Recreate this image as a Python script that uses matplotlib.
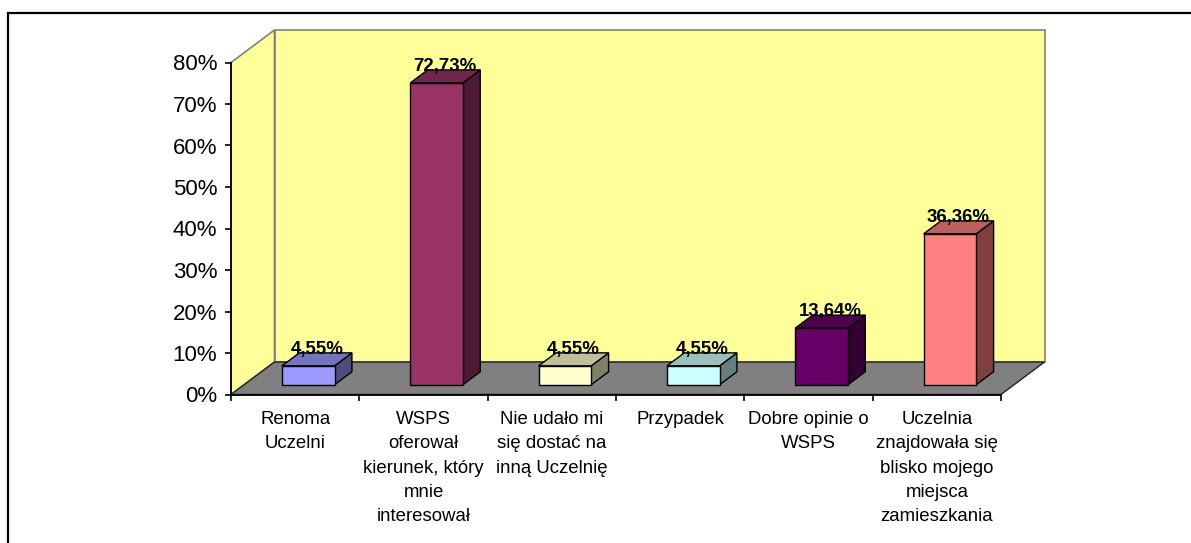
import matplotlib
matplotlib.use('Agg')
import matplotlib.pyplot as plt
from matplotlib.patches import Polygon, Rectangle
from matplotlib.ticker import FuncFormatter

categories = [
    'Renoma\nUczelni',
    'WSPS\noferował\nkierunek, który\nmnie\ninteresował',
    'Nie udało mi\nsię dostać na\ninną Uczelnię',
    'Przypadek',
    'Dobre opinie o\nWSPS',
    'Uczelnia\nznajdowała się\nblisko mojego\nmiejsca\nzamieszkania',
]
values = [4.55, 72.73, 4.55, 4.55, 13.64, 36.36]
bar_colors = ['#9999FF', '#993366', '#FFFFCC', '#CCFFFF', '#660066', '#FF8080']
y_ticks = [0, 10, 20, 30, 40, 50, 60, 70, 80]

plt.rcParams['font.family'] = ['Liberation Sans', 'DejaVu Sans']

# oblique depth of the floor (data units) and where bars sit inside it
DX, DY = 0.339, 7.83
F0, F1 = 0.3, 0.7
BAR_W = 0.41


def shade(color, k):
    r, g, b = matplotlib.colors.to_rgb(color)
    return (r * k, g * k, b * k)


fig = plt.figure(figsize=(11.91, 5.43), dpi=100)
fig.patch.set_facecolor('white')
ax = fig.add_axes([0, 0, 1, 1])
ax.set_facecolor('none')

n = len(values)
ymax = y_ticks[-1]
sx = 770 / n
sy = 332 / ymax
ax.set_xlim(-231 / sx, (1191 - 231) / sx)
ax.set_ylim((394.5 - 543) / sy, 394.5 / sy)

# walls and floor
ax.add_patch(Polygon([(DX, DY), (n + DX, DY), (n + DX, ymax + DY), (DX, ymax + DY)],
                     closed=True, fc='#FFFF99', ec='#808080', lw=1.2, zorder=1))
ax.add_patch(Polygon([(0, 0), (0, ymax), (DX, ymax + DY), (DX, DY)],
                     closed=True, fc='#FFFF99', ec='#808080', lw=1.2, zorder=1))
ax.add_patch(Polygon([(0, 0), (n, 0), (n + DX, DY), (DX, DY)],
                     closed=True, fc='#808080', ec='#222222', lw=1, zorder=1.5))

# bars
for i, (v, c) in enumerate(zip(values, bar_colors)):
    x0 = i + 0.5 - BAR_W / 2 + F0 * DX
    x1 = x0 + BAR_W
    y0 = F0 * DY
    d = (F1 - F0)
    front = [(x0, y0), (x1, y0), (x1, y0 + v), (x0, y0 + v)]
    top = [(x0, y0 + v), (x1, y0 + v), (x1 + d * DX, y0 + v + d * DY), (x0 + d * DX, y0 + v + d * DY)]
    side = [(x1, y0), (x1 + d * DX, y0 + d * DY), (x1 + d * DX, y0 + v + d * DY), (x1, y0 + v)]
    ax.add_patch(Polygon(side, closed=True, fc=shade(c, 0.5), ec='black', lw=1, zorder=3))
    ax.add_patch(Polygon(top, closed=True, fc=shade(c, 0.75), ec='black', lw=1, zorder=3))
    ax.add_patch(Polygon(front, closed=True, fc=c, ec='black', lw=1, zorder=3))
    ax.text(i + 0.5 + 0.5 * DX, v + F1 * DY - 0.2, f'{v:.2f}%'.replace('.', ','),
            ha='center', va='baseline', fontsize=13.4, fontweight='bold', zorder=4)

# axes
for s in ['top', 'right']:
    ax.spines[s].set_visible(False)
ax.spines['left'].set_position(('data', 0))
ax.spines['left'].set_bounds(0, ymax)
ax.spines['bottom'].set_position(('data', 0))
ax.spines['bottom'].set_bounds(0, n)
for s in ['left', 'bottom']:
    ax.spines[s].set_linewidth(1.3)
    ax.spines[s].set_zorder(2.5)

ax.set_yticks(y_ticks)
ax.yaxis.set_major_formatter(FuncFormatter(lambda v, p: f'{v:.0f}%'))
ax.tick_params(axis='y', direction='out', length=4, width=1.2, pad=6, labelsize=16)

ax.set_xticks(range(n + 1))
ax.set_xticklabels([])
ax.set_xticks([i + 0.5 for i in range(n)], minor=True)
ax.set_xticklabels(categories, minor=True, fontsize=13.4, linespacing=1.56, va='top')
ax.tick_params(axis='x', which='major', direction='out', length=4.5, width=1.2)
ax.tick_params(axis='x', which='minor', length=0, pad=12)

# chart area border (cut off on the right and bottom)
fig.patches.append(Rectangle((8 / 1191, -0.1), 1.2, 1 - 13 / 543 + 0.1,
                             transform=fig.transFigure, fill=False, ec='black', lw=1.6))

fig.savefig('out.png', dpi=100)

|---|

Leave out the pictures and restate, word for word, the lines from the top of the data through the line containing "BAR_W = 0.41", both included.

Recreate this image as a Python script that uses matplotlib.
import matplotlib
matplotlib.use('Agg')
import matplotlib.pyplot as plt
from matplotlib.patches import Polygon, Rectangle
from matplotlib.ticker import FuncFormatter

categories = [
    'Renoma\nUczelni',
    'WSPS\noferował\nkierunek, który\nmnie\ninteresował',
    'Nie udało mi\nsię dostać na\ninną Uczelnię',
    'Przypadek',
    'Dobre opinie o\nWSPS',
    'Uczelnia\nznajdowała się\nblisko mojego\nmiejsca\nzamieszkania',
]
values = [4.55, 72.73, 4.55, 4.55, 13.64, 36.36]
bar_colors = ['#9999FF', '#993366', '#FFFFCC', '#CCFFFF', '#660066', '#FF8080']
y_ticks = [0, 10, 20, 30, 40, 50, 60, 70, 80]

plt.rcParams['font.family'] = ['Liberation Sans', 'DejaVu Sans']

# oblique depth of the floor (data units) and where bars sit inside it
DX, DY = 0.339, 7.83
F0, F1 = 0.3, 0.7
BAR_W = 0.41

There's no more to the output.